* start DATA *
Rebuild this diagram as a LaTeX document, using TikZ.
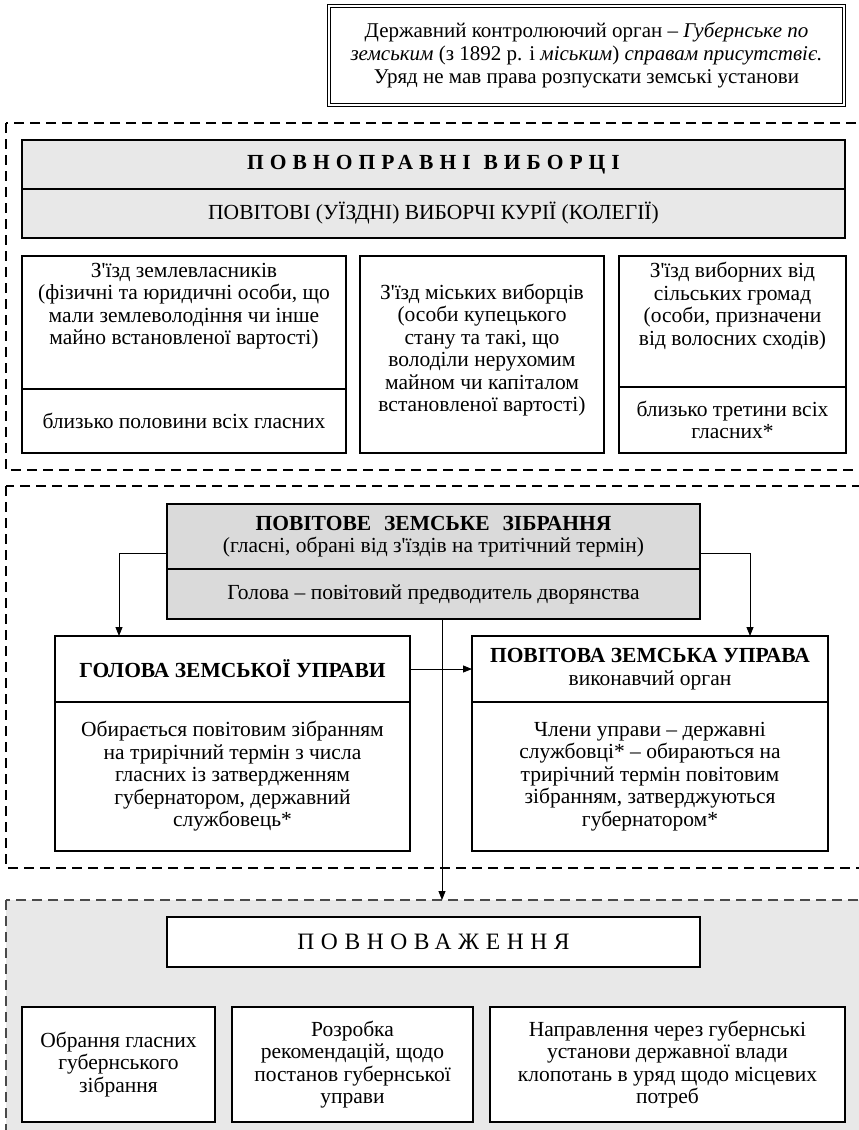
\documentclass[tikz,border=0pt]{standalone}
\usepackage{fontspec}
\setmainfont{Liberation Serif}
\newfontface\apfont{Liberation Serif}
\usetikzlibrary{arrows.meta,calc}
\definecolor{lightg}{HTML}{E8E8E8}
\definecolor{midg}{HTML}{DADADA}
\definecolor{dashg}{HTML}{4A4A4A}
\newcommand\apo{{\apfont '}}
\begin{document}
\begin{tikzpicture}[x=1pt,y=-1pt,
  every node/.style={font=\fontsize{21.5}{22.5}\selectfont, align=center, inner sep=0pt, outer sep=0pt},
  rect/.style={draw, line width=1.4pt, anchor=north west},
  frame/.style={draw, dash pattern=on 10pt off 6pt, line width=1.4pt},
  conn/.style={line width=0.9pt},
  arr/.style={conn, -{Triangle[length=9pt,width=7pt]}},
  hd/.style={font=\fontsize{21.5}{22.5}\selectfont\bfseries}
]
\useasboundingbox (0,0) rectangle (859,1130);

% top control box
\node[draw, double, double distance=2pt, line width=1pt, minimum width=515pt, minimum height=99pt,
  anchor=north west, font=\fontsize{21}{23}\selectfont] (ctrl) at (329,6)
  {Державний контролюючий орган – \textit{Губернське по}\\
   \textit{земським} (з 1892 р. і \textit{міським}) \textit{справам присутствіє.}\\
   Уряд не мав права розпускати земські установи};

% frame 1
\draw[frame] (6,123) rectangle (900,470);
\node[rect, fill=lightg, minimum width=823pt, minimum height=49pt] (hdr1) at (22,140)
  {\bfseries\addfontfeature{LetterSpace=28}ПОВНОПРАВНІ\hspace{0.6em}ВИБОРЦІ};
\node[rect, fill=lightg, minimum width=823pt, minimum height=49pt] (hdr2) at (22,189)
  {ПОВІТОВІ (УЇЗДНІ) ВИБОРЧІ КУРІЇ (КОЛЕГІЇ)};

\node[rect, minimum width=324pt, minimum height=133pt] (b1t) at (22,256) {};
\node[rect, minimum width=324pt, minimum height=64pt] (b1b) at (22,389) {близько половини всіх гласних};
\node (t1) at (184,306) {З\apo їзд землевласників\\(фізичні та юридичні особи, що\\мали землеволодіння чи інше\\майно встановленої вартості)};

\node[rect, minimum width=244pt, minimum height=197pt] (b2) at (360,256) {};
\node (t2) at (482,350) {З\apo їзд міських виборців\\(особи купецького\\стану та такі, що\\володіли нерухомим\\майном чи капіталом\\встановленої вартості)};

\node[rect, minimum width=227pt, minimum height=131pt] (b3t) at (619,256) {};
\node[rect, minimum width=227pt, minimum height=66pt] (b3b) at (619,387) {близько третини всіх\\гласних*};
\node (t3) at (732.5,306) {З\apo їзд виборних від\\сільських громад\\(особи, призначени\\від волосних сходів)};

% frame 2
\draw[frame] (6,486) rectangle (900,868);
\node[rect, fill=midg, minimum width=533pt, minimum height=65pt, font=\fontsize{21.5}{21.5}\selectfont] (g1) at (167,504)
  {\textbf{ПОВІТОВЕ\hspace{0.6em}ЗЕМСЬКЕ\hspace{0.6em}ЗІБРАННЯ}\\(гласні, обрані від з\apo їздів на тритічний термін)};
\node[rect, fill=midg, minimum width=533pt, minimum height=50pt] (g2) at (167,569)
  {Голова – повітовий предводитель дворянства};

\node[rect, fill=white, minimum width=355pt, minimum height=66pt, hd] (L1) at (55,636) {ГОЛОВА ЗЕМСЬКОЇ УПРАВИ};
\node[rect, fill=white, minimum width=355pt, minimum height=149pt] (L2) at (55,702)
  {Обирається повітовим зібранням\\на трирічний термін з числа\\гласних із затвердженням\\губернатором, державний\\службовець*};
\node[rect, fill=white, minimum width=356pt, minimum height=66pt] (R1) at (472,636)
  {\textbf{ПОВІТОВА ЗЕМСЬКА УПРАВА}\\виконавчий орган};
\node[rect, fill=white, minimum width=356pt, minimum height=149pt] (R2) at (472,702)
  {Члени управи – державні\\службовці* – обираються на\\трирічний термін повітовим\\зібранням, затверджуються\\губернатором*};

% frame 3
\draw[frame, draw=dashg, fill=lightg] (6,900) rectangle (900,1200);
\node[rect, fill=white, minimum width=533pt, minimum height=50pt, font=\fontsize{23.5}{26}\selectfont] (pw) at (167,917)
  {\addfontfeature{LetterSpace=28}ПОВНОВАЖЕННЯ};
\node[rect, fill=white, minimum width=193pt, minimum height=115pt] (p1) at (22,1007)
  {Обрання гласних\\губернського\\зібрання};
\node[rect, fill=white, minimum width=241pt, minimum height=115pt] (p2) at (232,1007)
  {Розробка\\рекомендацій, щодо\\постанов губернської\\управи};
\node[rect, fill=white, minimum width=355pt, minimum height=115pt] (p3) at (490,1007)
  {Направлення через губернські\\установи державної влади\\клопотань в уряд щодо місцевих\\потреб};

% connectors
\coordinate (lc) at (119,553);
\coordinate (rc) at (750,553);
\coordinate (f3) at (442,900);
\draw[arr] ($(g1.south west)+(0,-16)$) -- (lc) -- (lc |- L1.north);
\draw[arr] ($(g1.south east)+(0,-16)$) -- (rc) -- (rc |- R1.north);
\draw[arr] (g2.south -| f3) -- (f3);
\draw[arr] (L1.east) -- (L1.east -| R1.west);
\end{tikzpicture}
\end{document}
* end DATA *
Repeat only what lies between the start of the data and the end of the line containing "(УЇЗДНІ) ВИБОРЧІ КУРІЇ", exactly, with pictures left out.

Rebuild this diagram as a LaTeX document, using TikZ.
\documentclass[tikz,border=0pt]{standalone}
\usepackage{fontspec}
\setmainfont{Liberation Serif}
\newfontface\apfont{Liberation Serif}
\usetikzlibrary{arrows.meta,calc}
\definecolor{lightg}{HTML}{E8E8E8}
\definecolor{midg}{HTML}{DADADA}
\definecolor{dashg}{HTML}{4A4A4A}
\newcommand\apo{{\apfont '}}
\begin{document}
\begin{tikzpicture}[x=1pt,y=-1pt,
  every node/.style={font=\fontsize{21.5}{22.5}\selectfont, align=center, inner sep=0pt, outer sep=0pt},
  rect/.style={draw, line width=1.4pt, anchor=north west},
  frame/.style={draw, dash pattern=on 10pt off 6pt, line width=1.4pt},
  conn/.style={line width=0.9pt},
  arr/.style={conn, -{Triangle[length=9pt,width=7pt]}},
  hd/.style={font=\fontsize{21.5}{22.5}\selectfont\bfseries}
]
\useasboundingbox (0,0) rectangle (859,1130);

% top control box
\node[draw, double, double distance=2pt, line width=1pt, minimum width=515pt, minimum height=99pt,
  anchor=north west, font=\fontsize{21}{23}\selectfont] (ctrl) at (329,6)
  {Державний контролюючий орган – \textit{Губернське по}\\
   \textit{земським} (з 1892 р. і \textit{міським}) \textit{справам присутствіє.}\\
   Уряд не мав права розпускати земські установи};

% frame 1
\draw[frame] (6,123) rectangle (900,470);
\node[rect, fill=lightg, minimum width=823pt, minimum height=49pt] (hdr1) at (22,140)
  {\bfseries\addfontfeature{LetterSpace=28}ПОВНОПРАВНІ\hspace{0.6em}ВИБОРЦІ};
\node[rect, fill=lightg, minimum width=823pt, minimum height=49pt] (hdr2) at (22,189)
  {ПОВІТОВІ (УЇЗДНІ) ВИБОРЧІ КУРІЇ (КОЛЕГІЇ)};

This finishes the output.